Notes on System Software and Virtual Machines
System Software and Virtual Machines
Introduction to System Software
The naked machine: A computer without any tools or programs.
Users must write instructions and load them into memory manually.
This task became unmanageable, necessitating the development of interfaces.
System Software Overview
Definition: A collection of programs that manage computer resources and facilitate user interaction with the hardware.
Virtual Machine: System software creates a virtual machine that simplifies the user experience.
Types of System Software
Operating System (OS): The cornerstone of system software, comprising:
User interface
Memory managers
Input/Output (I/O) systems
Utilities
Language services
Information managers
Scheduler
Communications: The OS communicates user intent and triggers the necessary programs or applications.
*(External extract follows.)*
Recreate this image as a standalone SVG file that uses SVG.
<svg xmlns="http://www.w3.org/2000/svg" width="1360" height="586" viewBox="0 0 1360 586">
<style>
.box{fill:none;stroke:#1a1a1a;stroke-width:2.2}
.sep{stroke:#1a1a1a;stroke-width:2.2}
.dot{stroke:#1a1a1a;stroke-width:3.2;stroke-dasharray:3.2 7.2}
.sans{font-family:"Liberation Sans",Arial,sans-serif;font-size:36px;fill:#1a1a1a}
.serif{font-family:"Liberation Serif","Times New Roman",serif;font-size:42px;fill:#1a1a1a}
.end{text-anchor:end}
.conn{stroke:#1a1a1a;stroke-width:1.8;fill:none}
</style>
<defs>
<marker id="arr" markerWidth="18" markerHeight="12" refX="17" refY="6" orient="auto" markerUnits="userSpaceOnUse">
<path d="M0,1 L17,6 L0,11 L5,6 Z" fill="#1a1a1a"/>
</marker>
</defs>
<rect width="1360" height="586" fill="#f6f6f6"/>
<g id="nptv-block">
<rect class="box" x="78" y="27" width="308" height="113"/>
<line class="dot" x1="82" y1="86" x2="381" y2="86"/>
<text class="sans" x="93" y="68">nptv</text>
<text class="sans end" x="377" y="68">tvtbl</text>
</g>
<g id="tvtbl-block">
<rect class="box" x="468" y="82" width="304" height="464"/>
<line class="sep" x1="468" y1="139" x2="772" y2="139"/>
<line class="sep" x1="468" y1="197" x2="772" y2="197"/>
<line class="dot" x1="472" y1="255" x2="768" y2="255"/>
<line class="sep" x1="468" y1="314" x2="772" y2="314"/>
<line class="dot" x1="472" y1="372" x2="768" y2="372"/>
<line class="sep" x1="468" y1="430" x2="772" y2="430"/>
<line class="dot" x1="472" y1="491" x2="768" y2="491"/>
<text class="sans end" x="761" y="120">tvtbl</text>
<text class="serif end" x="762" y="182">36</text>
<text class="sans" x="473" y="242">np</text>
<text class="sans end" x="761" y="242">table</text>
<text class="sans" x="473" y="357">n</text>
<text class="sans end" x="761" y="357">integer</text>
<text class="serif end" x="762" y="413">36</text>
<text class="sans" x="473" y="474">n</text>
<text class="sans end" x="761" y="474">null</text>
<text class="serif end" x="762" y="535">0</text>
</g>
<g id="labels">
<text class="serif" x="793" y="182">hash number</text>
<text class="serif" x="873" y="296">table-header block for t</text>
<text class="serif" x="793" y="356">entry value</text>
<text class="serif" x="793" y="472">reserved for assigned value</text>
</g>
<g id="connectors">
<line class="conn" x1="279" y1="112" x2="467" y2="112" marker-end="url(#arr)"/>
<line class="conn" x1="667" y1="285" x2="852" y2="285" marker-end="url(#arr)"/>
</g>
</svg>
Core Functions of Operating Systems
User Interface Management: Facilitates communication between user and system.
System Security and Protection: Controls access to resources through permissions.
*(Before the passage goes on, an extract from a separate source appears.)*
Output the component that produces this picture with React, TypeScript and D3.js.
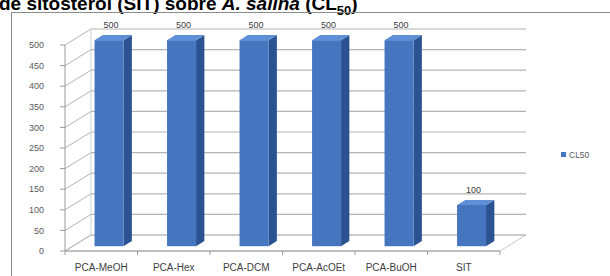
import React from "react";
import * as d3 from "d3";

const categories = ["PCA-MeOH", "PCA-Hex", "PCA-DCM", "PCA-AcOEt", "PCA-BuOH", "SIT"];
const values = [500, 500, 500, 500, 500, 100];
const yTicks = [0, 50, 100, 150, 200, 250, 300, 350, 400, 450, 500];
const seriesName = "CL50";

const W = 610;
const H = 276;
const DX = 26;
const DY = -16;

export default function App() {
  const x = d3.scaleBand<string>().domain(categories).range([65, 500]).paddingInner(0).paddingOuter(0);
  const y = d3.scaleLinear().domain([0, 500]).range([251, 45]);
  const bw = x.bandwidth();
  const barW = 29;
  const f0 = 0.3;
  const f1 = 0.62;
  const font = "'Liberation Sans', Arial, sans-serif";

  const floor = [
    [65, y(0)],
    [500, y(0)],
    [500 + DX, y(0) + DY],
    [65 + DX, y(0) + DY],
  ];

  return (
    <svg width={W} height={H} style={{ position: "absolute", left: 0, top: 0 }} fontFamily={font}>
      <rect x={0} y={0} width={W} height={H} fill="#fff" />
      {/* title (cropped) */}
      <text x={-1} y={10} fontSize={19} fontWeight="bold" fill="#000" fontFamily="'Liberation Sans', Arial, sans-serif">
        de sitosterol (SIT) sobre <tspan fontStyle="italic">A. salina</tspan> (CL
        <tspan fontSize={13} dy={5}>50</tspan>
        <tspan dy={-5}>)</tspan>
      </text>
      {/* chart border */}
      <rect x={11.5} y={12.5} width={640} height={300} fill="none" stroke="#8c8c8c" strokeWidth={1} />

      {/* floor */}
      <polygon points={floor.map((p) => p.join(",")).join(" ")} fill="none" stroke="#c8c8c8" strokeWidth={1} />
      {/* back wall gridlines */}
      {yTicks.map((t) => (
        <g key={"g" + t}>
          <line x1={65 + DX} x2={500 + DX} y1={y(t) + DY} y2={y(t) + DY} stroke="#b4b4b4" strokeWidth={1.2} />
          <line x1={65} x2={65 + DX} y1={y(t)} y2={y(t) + DY} stroke="#b4b4b4" strokeWidth={1} />
        </g>
      ))}
      <line x1={65 + DX} x2={65 + DX} y1={y(0) + DY} y2={y(500) + DY} stroke="#d0d0d0" strokeWidth={1} />
      {/* y axis */}
      <line x1={65} x2={65} y1={y(0)} y2={y(500)} stroke="#9a9a9a" strokeWidth={1} />
      {yTicks.map((t) => (
        <g key={"t" + t}>
          <line x1={60} x2={65} y1={y(t)} y2={y(t)} stroke="#9a9a9a" strokeWidth={1} />
          <text x={44} y={y(t)} dy="0.35em" textAnchor="end" fontSize={9} fill="#595959">
            {t}
          </text>
        </g>
      ))}
      {/* x axis */}
      <line x1={65} x2={500} y1={y(0)} y2={y(0)} stroke="#9a9a9a" strokeWidth={1} />
      {categories.map((c, i) => (
        <line key={"xt" + c} x1={x(c)! + bw} x2={x(c)! + bw} y1={y(0)} y2={y(0) + 4} stroke="#9a9a9a" strokeWidth={1} />
      ))}
      <line x1={65} x2={65} y1={y(0)} y2={y(0) + 4} stroke="#9a9a9a" strokeWidth={1} />

      {/* bars */}
      {categories.map((c, i) => {
        const v = values[i];
        const cx = x(c)! + bw / 2 + DX * f0;
        const x0 = cx - barW / 2;
        const x1 = cx + barW / 2;
        const yb = y(0) + DY * f0;
        const yt = y(v) + DY * f0;
        const ddx = DX * (f1 - f0);
        const ddy = DY * (f1 - f0);
        return (
          <g key={"b" + c}>
            <polygon
              points={`${x1},${yt} ${x1 + ddx},${yt + ddy} ${x1 + ddx},${yb + ddy} ${x1},${yb}`}
              fill="#2c5391"
            />
            <polygon
              points={`${x0},${yt} ${x1},${yt} ${x1 + ddx},${yt + ddy} ${x0 + ddx},${yt + ddy}`}
              fill="#5f8fd6"
            />
            <rect x={x0} y={yt} width={barW} height={yb - yt} fill="#4676c0" />
            <text x={cx + 2} y={y(v) + DY - 1} textAnchor="middle" fontSize={9} fill="#404040">
              {v}
            </text>
          </g>
        );
      })}

      {/* category labels */}
      {categories.map((c) => (
        <text key={"l" + c} x={x(c)! + bw / 2} y={271} textAnchor="middle" fontSize={10} fill="#404040">
          {c}
        </text>
      ))}

      {/* legend */}
      <rect x={561} y={152} width={5} height={5} fill="#4676c0" />
      <text x={569} y={155} dy="0.35em" fontSize={8.5} fill="#595959">
        {seriesName}
      </text>
    </svg>
  );
}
Program Scheduling Activation: Manages program execution.
Efficient Resource Allocation: Ensures fair and optimal resource use.
Deadlock and Error Detection: Monitors for issues that may hinder operation.
Advantages of Assembly Language
Low-Level Language: Assembly language maps directly to machine code, offering clarity and maintainability.
Symbolic Operations: It uses symbolic op codes and addresses, making it more human-friendly than raw binary.
Helps understand the program structure.
Translation Process: Assembler translates assembly code into machine language object programs, followed by loading them into memory for execution.
Assembly Language Process
Assembler:
Converts high-level instructions into machine code.
Outputs an object file which is then loaded by a loader.
Example Assembly Instructions:
Labels (e.g., DEST, SOURCE): Descriptive for program readability.
Pseudo-ops: Directives that instruct the assembler (e.g., .DATA, .BEGIN).
Higher-Level Programming Languages
Examples: Java, C++, Python.
Advantages:
More powerful with single instructions potentially comprising multiple machine commands.
User oriented, uses natural and mathematical expressions instead of machine-specific syntax.
Evolution of Operating Systems
First Generation (1945-1955): Mainframe computing with manual program loading.
Second Generation (1955-1965): Introduction of batch processing, where multiple programs were executed in batches.
Third Generation (1965-1985): Multiprogramming where multiple programs coexist, leading to the need for security measures.
Fourth Generation (1985-Present): Introduction of network operating systems facilitating broader connectivity and multimedia interfaces.
Fifth Generation: Theoretical future with enhanced multimedia and distributed computing capabilities.
Key Takeaways
System software abstracts complexity, allowing users to interact with computers more intuitively.
Assembly language provides a bridge between the human-readable code and machine language, promoting better program management and execution.
The evolution of operating systems reflects ongoing improvements in usability, security, and resource management, shaping the future of computing technologies.